━━━ Available data
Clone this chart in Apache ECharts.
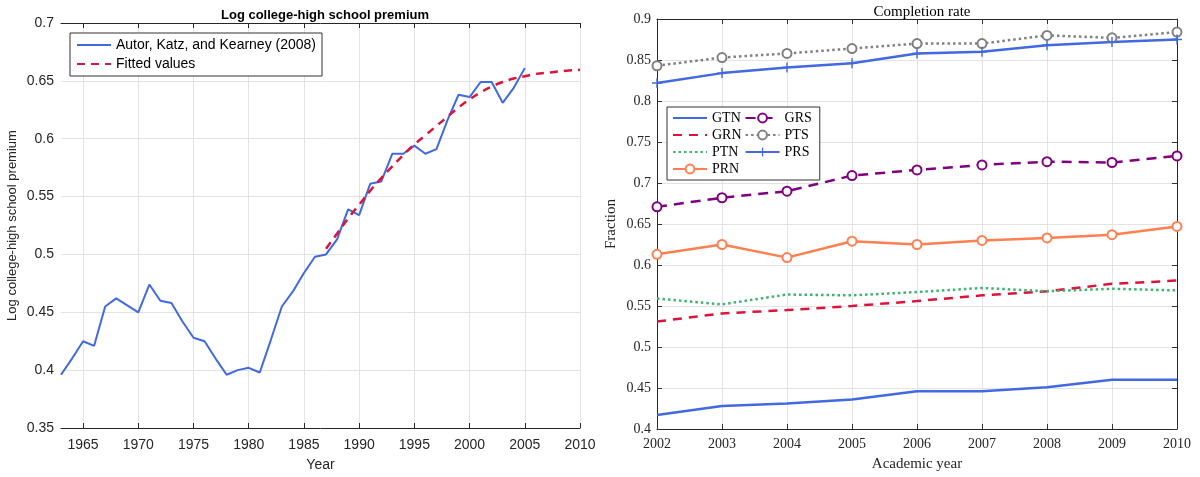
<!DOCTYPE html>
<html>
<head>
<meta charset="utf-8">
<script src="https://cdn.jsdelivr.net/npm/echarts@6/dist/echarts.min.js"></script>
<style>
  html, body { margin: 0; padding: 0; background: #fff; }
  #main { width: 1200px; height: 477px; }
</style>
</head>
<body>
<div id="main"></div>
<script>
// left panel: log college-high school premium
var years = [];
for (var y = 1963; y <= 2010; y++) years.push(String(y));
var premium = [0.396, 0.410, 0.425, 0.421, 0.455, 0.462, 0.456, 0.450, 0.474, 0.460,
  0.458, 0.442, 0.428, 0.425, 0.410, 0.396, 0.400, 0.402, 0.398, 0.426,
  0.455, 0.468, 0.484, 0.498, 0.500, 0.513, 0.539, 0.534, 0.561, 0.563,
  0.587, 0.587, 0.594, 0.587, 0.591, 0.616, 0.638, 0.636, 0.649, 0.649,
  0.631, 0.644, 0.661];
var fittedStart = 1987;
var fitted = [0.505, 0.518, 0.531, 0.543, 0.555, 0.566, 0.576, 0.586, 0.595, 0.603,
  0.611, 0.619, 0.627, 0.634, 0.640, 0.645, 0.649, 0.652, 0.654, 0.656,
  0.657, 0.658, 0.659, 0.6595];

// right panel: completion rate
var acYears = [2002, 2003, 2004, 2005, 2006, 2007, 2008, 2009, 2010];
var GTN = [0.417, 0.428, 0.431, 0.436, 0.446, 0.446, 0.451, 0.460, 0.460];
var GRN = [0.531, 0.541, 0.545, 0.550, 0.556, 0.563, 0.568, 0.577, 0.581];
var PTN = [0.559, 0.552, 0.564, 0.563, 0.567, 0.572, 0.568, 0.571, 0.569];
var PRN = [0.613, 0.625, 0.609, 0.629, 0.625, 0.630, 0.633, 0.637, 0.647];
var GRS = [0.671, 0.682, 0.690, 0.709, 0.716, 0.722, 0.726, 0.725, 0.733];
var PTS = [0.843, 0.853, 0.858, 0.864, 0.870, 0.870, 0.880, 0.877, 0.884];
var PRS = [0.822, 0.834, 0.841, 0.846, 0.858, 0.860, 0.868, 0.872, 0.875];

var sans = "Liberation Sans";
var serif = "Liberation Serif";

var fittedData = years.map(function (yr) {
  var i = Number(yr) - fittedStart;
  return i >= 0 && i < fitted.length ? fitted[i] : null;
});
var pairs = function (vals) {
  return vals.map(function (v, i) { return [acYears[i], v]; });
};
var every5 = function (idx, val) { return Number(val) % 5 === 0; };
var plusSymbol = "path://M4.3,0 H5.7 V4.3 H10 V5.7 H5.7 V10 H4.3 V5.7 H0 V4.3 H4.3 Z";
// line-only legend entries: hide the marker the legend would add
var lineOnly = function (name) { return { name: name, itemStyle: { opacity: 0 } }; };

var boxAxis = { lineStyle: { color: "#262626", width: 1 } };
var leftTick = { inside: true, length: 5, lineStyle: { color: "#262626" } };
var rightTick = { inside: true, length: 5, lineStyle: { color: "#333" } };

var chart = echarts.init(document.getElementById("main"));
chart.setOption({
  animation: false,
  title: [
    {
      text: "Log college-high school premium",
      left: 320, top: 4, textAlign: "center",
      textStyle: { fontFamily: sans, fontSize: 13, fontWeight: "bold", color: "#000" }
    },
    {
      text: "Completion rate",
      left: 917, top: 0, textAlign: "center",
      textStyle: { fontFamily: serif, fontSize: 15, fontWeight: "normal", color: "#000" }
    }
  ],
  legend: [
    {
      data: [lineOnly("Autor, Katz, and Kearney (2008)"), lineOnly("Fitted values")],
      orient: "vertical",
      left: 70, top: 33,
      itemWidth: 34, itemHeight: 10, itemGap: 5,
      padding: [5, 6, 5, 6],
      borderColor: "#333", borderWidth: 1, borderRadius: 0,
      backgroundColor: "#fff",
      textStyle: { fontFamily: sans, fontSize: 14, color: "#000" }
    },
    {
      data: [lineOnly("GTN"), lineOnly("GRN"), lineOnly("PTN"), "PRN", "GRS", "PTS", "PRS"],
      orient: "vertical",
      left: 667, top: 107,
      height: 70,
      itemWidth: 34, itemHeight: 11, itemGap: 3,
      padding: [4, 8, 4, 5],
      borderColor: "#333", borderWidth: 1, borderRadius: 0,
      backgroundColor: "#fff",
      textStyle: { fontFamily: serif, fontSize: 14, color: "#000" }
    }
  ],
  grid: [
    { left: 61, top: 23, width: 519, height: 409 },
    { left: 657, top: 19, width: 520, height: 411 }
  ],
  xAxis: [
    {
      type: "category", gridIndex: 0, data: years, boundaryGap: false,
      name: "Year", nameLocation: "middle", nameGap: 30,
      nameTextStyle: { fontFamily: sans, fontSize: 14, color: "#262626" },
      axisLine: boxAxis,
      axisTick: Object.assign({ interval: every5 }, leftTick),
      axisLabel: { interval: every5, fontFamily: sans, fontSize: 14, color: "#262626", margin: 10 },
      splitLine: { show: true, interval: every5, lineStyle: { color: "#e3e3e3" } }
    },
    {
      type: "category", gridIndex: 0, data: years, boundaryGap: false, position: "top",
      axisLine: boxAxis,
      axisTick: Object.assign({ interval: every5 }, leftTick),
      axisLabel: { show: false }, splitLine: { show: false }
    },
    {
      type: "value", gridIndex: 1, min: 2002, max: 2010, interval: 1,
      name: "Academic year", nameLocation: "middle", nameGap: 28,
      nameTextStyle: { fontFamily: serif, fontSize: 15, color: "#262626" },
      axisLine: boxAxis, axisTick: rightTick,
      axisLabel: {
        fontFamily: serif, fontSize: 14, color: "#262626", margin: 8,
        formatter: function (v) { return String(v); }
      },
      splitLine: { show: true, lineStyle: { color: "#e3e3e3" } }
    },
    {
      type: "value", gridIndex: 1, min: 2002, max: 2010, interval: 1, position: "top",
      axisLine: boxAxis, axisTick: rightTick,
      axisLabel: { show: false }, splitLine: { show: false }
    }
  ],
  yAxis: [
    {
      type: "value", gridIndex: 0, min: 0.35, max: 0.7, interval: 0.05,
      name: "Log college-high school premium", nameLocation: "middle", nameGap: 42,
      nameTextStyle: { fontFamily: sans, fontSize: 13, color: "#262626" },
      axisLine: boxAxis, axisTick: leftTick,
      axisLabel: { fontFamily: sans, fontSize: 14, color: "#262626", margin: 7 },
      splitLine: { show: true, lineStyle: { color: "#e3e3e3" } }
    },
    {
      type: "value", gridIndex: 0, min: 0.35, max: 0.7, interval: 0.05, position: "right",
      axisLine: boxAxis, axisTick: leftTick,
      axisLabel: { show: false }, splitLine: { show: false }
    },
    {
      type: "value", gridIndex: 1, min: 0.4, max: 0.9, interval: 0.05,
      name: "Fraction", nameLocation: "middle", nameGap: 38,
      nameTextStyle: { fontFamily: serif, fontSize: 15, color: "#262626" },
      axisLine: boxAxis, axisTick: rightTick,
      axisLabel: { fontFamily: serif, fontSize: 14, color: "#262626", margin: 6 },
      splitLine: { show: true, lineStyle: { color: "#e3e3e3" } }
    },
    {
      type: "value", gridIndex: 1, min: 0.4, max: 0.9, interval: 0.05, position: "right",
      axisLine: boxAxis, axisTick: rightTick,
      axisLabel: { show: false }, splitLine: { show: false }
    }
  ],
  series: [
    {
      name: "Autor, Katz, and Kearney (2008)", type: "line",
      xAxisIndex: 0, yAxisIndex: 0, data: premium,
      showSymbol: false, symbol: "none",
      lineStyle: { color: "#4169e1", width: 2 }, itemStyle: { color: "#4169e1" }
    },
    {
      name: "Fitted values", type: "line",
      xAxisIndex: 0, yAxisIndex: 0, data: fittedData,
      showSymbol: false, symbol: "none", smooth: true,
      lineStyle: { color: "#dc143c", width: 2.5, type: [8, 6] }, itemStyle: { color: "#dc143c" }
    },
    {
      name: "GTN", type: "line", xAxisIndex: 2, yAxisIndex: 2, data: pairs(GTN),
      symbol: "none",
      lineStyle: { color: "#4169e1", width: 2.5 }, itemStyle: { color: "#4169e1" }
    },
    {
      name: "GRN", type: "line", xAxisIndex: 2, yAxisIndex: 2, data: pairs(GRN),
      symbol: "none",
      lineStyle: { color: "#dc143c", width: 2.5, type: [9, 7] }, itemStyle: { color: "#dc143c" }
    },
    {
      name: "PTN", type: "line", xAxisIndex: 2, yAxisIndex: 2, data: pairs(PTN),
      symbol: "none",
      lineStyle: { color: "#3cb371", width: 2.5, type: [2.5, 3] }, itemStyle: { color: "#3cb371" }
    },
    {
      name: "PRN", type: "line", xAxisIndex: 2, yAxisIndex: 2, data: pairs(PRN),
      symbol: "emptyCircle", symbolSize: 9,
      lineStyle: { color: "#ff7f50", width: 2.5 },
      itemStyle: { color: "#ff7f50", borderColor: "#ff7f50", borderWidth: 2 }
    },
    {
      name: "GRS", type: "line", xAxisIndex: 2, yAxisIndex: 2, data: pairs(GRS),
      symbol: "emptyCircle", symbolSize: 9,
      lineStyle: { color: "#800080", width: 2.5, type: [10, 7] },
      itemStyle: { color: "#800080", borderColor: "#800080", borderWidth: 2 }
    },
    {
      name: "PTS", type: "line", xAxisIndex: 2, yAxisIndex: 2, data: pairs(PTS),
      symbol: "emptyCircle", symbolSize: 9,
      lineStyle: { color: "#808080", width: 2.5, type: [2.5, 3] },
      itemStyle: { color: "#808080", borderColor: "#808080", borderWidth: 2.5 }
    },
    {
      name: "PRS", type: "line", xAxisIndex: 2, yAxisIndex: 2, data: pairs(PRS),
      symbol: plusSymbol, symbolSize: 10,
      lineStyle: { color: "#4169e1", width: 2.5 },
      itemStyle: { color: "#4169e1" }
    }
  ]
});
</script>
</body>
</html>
━━━━━━
Restate exactly, please, only the lines between the start of the data and the line containing "var lineOnly = function", both ends included, skipping the pictures.

Result for this exercise >>
Clone this chart in Apache ECharts.
<!DOCTYPE html>
<html>
<head>
<meta charset="utf-8">
<script src="https://cdn.jsdelivr.net/npm/echarts@6/dist/echarts.min.js"></script>
<style>
  html, body { margin: 0; padding: 0; background: #fff; }
  #main { width: 1200px; height: 477px; }
</style>
</head>
<body>
<div id="main"></div>
<script>
// left panel: log college-high school premium
var years = [];
for (var y = 1963; y <= 2010; y++) years.push(String(y));
var premium = [0.396, 0.410, 0.425, 0.421, 0.455, 0.462, 0.456, 0.450, 0.474, 0.460,
  0.458, 0.442, 0.428, 0.425, 0.410, 0.396, 0.400, 0.402, 0.398, 0.426,
  0.455, 0.468, 0.484, 0.498, 0.500, 0.513, 0.539, 0.534, 0.561, 0.563,
  0.587, 0.587, 0.594, 0.587, 0.591, 0.616, 0.638, 0.636, 0.649, 0.649,
  0.631, 0.644, 0.661];
var fittedStart = 1987;
var fitted = [0.505, 0.518, 0.531, 0.543, 0.555, 0.566, 0.576, 0.586, 0.595, 0.603,
  0.611, 0.619, 0.627, 0.634, 0.640, 0.645, 0.649, 0.652, 0.654, 0.656,
  0.657, 0.658, 0.659, 0.6595];

// right panel: completion rate
var acYears = [2002, 2003, 2004, 2005, 2006, 2007, 2008, 2009, 2010];
var GTN = [0.417, 0.428, 0.431, 0.436, 0.446, 0.446, 0.451, 0.460, 0.460];
var GRN = [0.531, 0.541, 0.545, 0.550, 0.556, 0.563, 0.568, 0.577, 0.581];
var PTN = [0.559, 0.552, 0.564, 0.563, 0.567, 0.572, 0.568, 0.571, 0.569];
var PRN = [0.613, 0.625, 0.609, 0.629, 0.625, 0.630, 0.633, 0.637, 0.647];
var GRS = [0.671, 0.682, 0.690, 0.709, 0.716, 0.722, 0.726, 0.725, 0.733];
var PTS = [0.843, 0.853, 0.858, 0.864, 0.870, 0.870, 0.880, 0.877, 0.884];
var PRS = [0.822, 0.834, 0.841, 0.846, 0.858, 0.860, 0.868, 0.872, 0.875];

var sans = "Liberation Sans";
var serif = "Liberation Serif";

var fittedData = years.map(function (yr) {
  var i = Number(yr) - fittedStart;
  return i >= 0 && i < fitted.length ? fitted[i] : null;
});
var pairs = function (vals) {
  return vals.map(function (v, i) { return [acYears[i], v]; });
};
var every5 = function (idx, val) { return Number(val) % 5 === 0; };
var plusSymbol = "path://M4.3,0 H5.7 V4.3 H10 V5.7 H5.7 V10 H4.3 V5.7 H0 V4.3 H4.3 Z";
// line-only legend entries: hide the marker the legend would add
var lineOnly = function (name) { return { name: name, itemStyle: { opacity: 0 } }; };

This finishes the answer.